A photo may speak a thousand words, but the girl from one of history’s most iconic photos has a lot more than 1,000 words to share about how she became known as the Vietnamese “napalm girl.”

Kim Phuc Phan Thi, who as a child was photographed running naked from a napalm attack in Vietnam, says her new book “Fire Road” is meant to encourage peace.

Phuc Phan Thi was only nine-years-old when she was famously photographed in a moment of extreme pain and terror on June 8, 1972, naked and crying as she fled an attack in Vietnam. The Associated Press photographer Nick Ut snapped the Pulitzer Prize-winning image, then put his camera aside and swept Phuc Phan Thi up in his arms before taking her to hospital for treatment.

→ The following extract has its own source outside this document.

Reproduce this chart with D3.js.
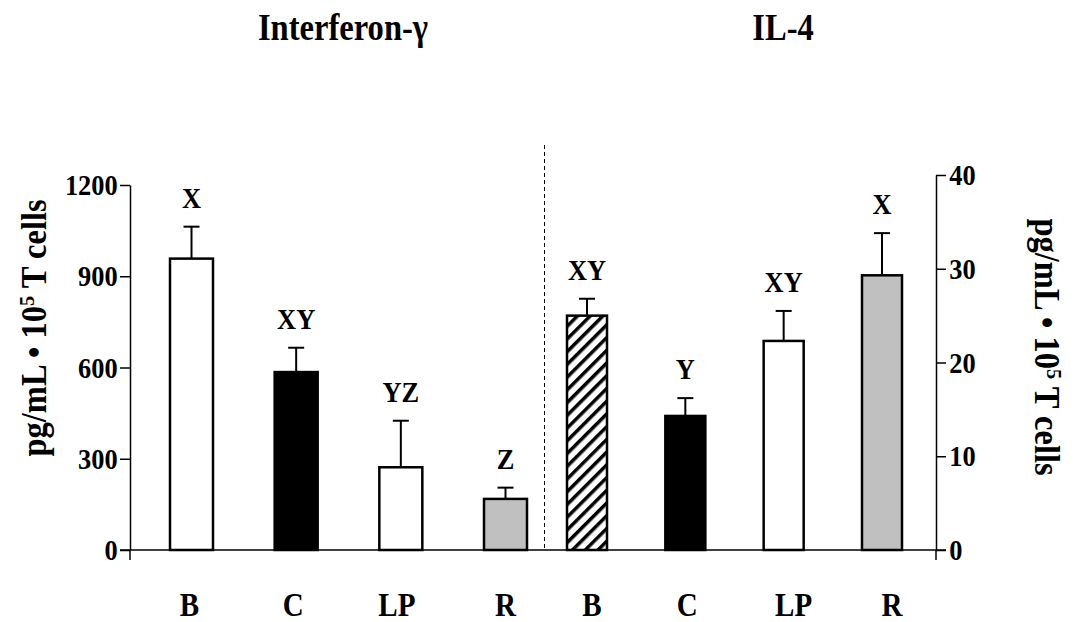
<!DOCTYPE html>
<html>
<head>
<meta charset="utf-8">
<script src="https://cdn.jsdelivr.net/npm/d3@7"></script>
<style>
  body { margin: 0; background: #fff; }
  text { font-family: "Liberation Serif", "Times New Roman", serif; font-weight: bold; fill: #000; }
</style>
</head>
<body>
<svg width="1081" height="622"></svg>
<script>
// data
var groups = ["B", "C", "LP", "R"];

// Interferon-gamma (left axis, pg/mL)
var ifnMean = [958, 585, 272, 168];
var ifnErr  = [1063, 665, 425, 205];
var ifnLetters = ["X", "XY", "YZ", "Z"];
var ifnFills = ["white", "black", "white", "#c0c0c0"];

// IL-4 (right axis, pg/mL)
var il4Mean = [25.0, 14.3, 22.3, 29.3];
var il4Err  = [26.8, 16.2, 25.5, 33.8];
var il4Letters = ["XY", "Y", "XY", "X"];
var il4Fills = ["url(#hatch)", "black", "white", "#c0c0c0"];

var leftTicks = [0, 300, 600, 900, 1200];
var rightTicks = [0, 10, 20, 30, 40];

var svg = d3.select("svg"),
  width = +svg.attr("width"),
  height = +svg.attr("height");

var squeeze = 0.88; // the original type is a narrow Times

// hatch pattern for the IL-4 B bar
var defs = svg.append("defs");
defs.append("pattern")
  .attr("id", "hatch")
  .attr("patternUnits", "userSpaceOnUse")
  .attr("width", 9).attr("height", 9)
  .attr("patternTransform", "rotate(45)")
  .call(function (p) {
    p.append("rect").attr("width", 9).attr("height", 9).attr("fill", "white");
    p.append("rect").attr("width", 3.5).attr("height", 9).attr("fill", "black");
  });

// scales
var baseY = 550;
var yL = d3.scaleLinear().domain([0, 1200]).range([baseY, 185]);
var yR = d3.scaleLinear().domain([0, 40]).range([baseY, 175]);
var xL = d3.scalePoint().domain(groups).range([191.5, 505.5]);
var xR = d3.scalePoint().domain(groups).range([587, 882]);
var axisLX = 130, axisRX = 936;

function place(x, y) {
  return "translate(" + x + "," + y + ") scale(" + squeeze + ",1)";
}

function panel(x, y, mean, err, letters, fills, barW, catShift) {
  var g = svg.append("g");
  var rows = groups.map(function (k, i) {
    return { k: k, v: mean[i], e: err[i], lab: letters[i], fill: fills[i] };
  });

  // error bars (upper only)
  g.selectAll(".err").data(rows).enter().append("line")
    .attr("x1", function (d) { return x(d.k); })
    .attr("x2", function (d) { return x(d.k); })
    .attr("y1", function (d) { return y(d.v); })
    .attr("y2", function (d) { return y(d.e); })
    .attr("stroke", "black").attr("stroke-width", 2);
  g.selectAll(".cap").data(rows).enter().append("line")
    .attr("x1", function (d) { return x(d.k) - 8; })
    .attr("x2", function (d) { return x(d.k) + 8; })
    .attr("y1", function (d) { return y(d.e); })
    .attr("y2", function (d) { return y(d.e); })
    .attr("stroke", "black").attr("stroke-width", 2);

  // bars
  g.selectAll(".bar").data(rows).enter().append("rect")
    .attr("x", function (d) { return x(d.k) - barW / 2; })
    .attr("y", function (d) { return y(d.v); })
    .attr("width", barW)
    .attr("height", function (d) { return baseY - y(d.v); })
    .attr("fill", function (d) { return d.fill; })
    .attr("stroke", "black").attr("stroke-width", 2.5);

  // significance letters
  g.selectAll(".lab").data(rows).enter().append("text")
    .attr("transform", function (d) { return place(x(d.k), y(d.e) - 19); })
    .attr("text-anchor", "middle")
    .style("font-size", "30px")
    .text(function (d) { return d.lab; });

  // category labels
  g.selectAll(".cat").data(rows).enter().append("text")
    .attr("transform", function (d, i) { return place(x(d.k) + catShift[i], 616); })
    .attr("text-anchor", "middle")
    .style("font-size", "33px")
    .text(function (d) { return d.k; });
}

panel(xL, yL, ifnMean, ifnErr, ifnLetters, ifnFills, 43, [-2, -3, -4, 0]);
panel(xR, yR, il4Mean, il4Err, il4Letters, il4Fills, 40, [5, 2, 10, 10]);

// baseline across both panels
svg.append("line")
  .attr("x1", axisLX - 10).attr("x2", axisRX + 10)
  .attr("y1", baseY).attr("y2", baseY)
  .attr("stroke", "black").attr("stroke-width", 1.5);

// left axis
var gl = svg.append("g")
  .attr("transform", "translate(" + axisLX + ",0)")
  .call(d3.axisLeft(yL).tickValues(leftTicks).tickFormat(d3.format("d"))
    .tickSize(10).tickSizeOuter(0).tickPadding(4));
gl.select(".domain").attr("stroke-width", 1.5);
gl.selectAll(".tick line").attr("stroke-width", 1.5);
gl.selectAll(".tick text").style("font-size", "30px").attr("font-family", null)
  .attr("transform", "scale(" + squeeze + ",1)");
gl.append("line").attr("y1", baseY).attr("y2", baseY + 10).attr("stroke", "black").attr("stroke-width", 1.5);

// right axis
var gr = svg.append("g")
  .attr("transform", "translate(" + axisRX + ",0)")
  .call(d3.axisRight(yR).tickValues(rightTicks).tickFormat(d3.format("d"))
    .tickSize(10).tickSizeOuter(0).tickPadding(5));
gr.select(".domain").attr("stroke-width", 1.5);
gr.selectAll(".tick line").attr("stroke-width", 1.5);
gr.selectAll(".tick text").style("font-size", "30px").attr("font-family", null)
  .attr("transform", "scale(" + squeeze + ",1)");
gr.append("line").attr("y1", baseY).attr("y2", baseY + 10).attr("stroke", "black").attr("stroke-width", 1.5);

// dashed divider
svg.append("line")
  .attr("x1", 544.5).attr("x2", 544.5)
  .attr("y1", 145).attr("y2", baseY)
  .attr("stroke", "black").attr("stroke-width", 1)
  .attr("stroke-dasharray", "4,3");

// panel titles
svg.append("text").attr("transform", place(343, 40)).attr("text-anchor", "middle")
  .style("font-size", "37px").text("Interferon-γ");
svg.append("text").attr("transform", place(783, 40)).attr("text-anchor", "middle")
  .style("font-size", "37px").text("IL-4");

// axis titles
function yTitle(x, y, rot) {
  var t = svg.append("text")
    .attr("transform", "translate(" + x + "," + y + ") rotate(" + rot + ") scale(0.93,1)")
    .attr("text-anchor", "middle")
    .style("font-size", "35px");
  t.append("tspan").text("pg/mL • 10");
  t.append("tspan").attr("dy", -12).style("font-size", "22px").text("5");
  t.append("tspan").attr("dy", 12).text(" T cells");
}
yTitle(46, 328, -90);
yTitle(1035, 347, 90);
</script>
</body>
</html>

“He saved my life,” Phuc Phan Thi told CTV’s Your Morning on Tuesday. She says she maintains a relationship with the photographer, whom she now calls Uncle Ut. “He’s my hero.”

Phuc Phan Thi says hospital staff expected her to die, and even went so far as to send her to the morgue. But Phuc Phan Thi clung to life, and was ultimately reunited with her parents in the same morgue where doctors had expected her to die.

She says she feels “sad” that she had to face such hardship, but she’s also proud of the photo that came out of it.

“I can work with it for peace,” said Phuc Phan Thi, who is now a mother.

“I’d never let the same thing happen to my child.”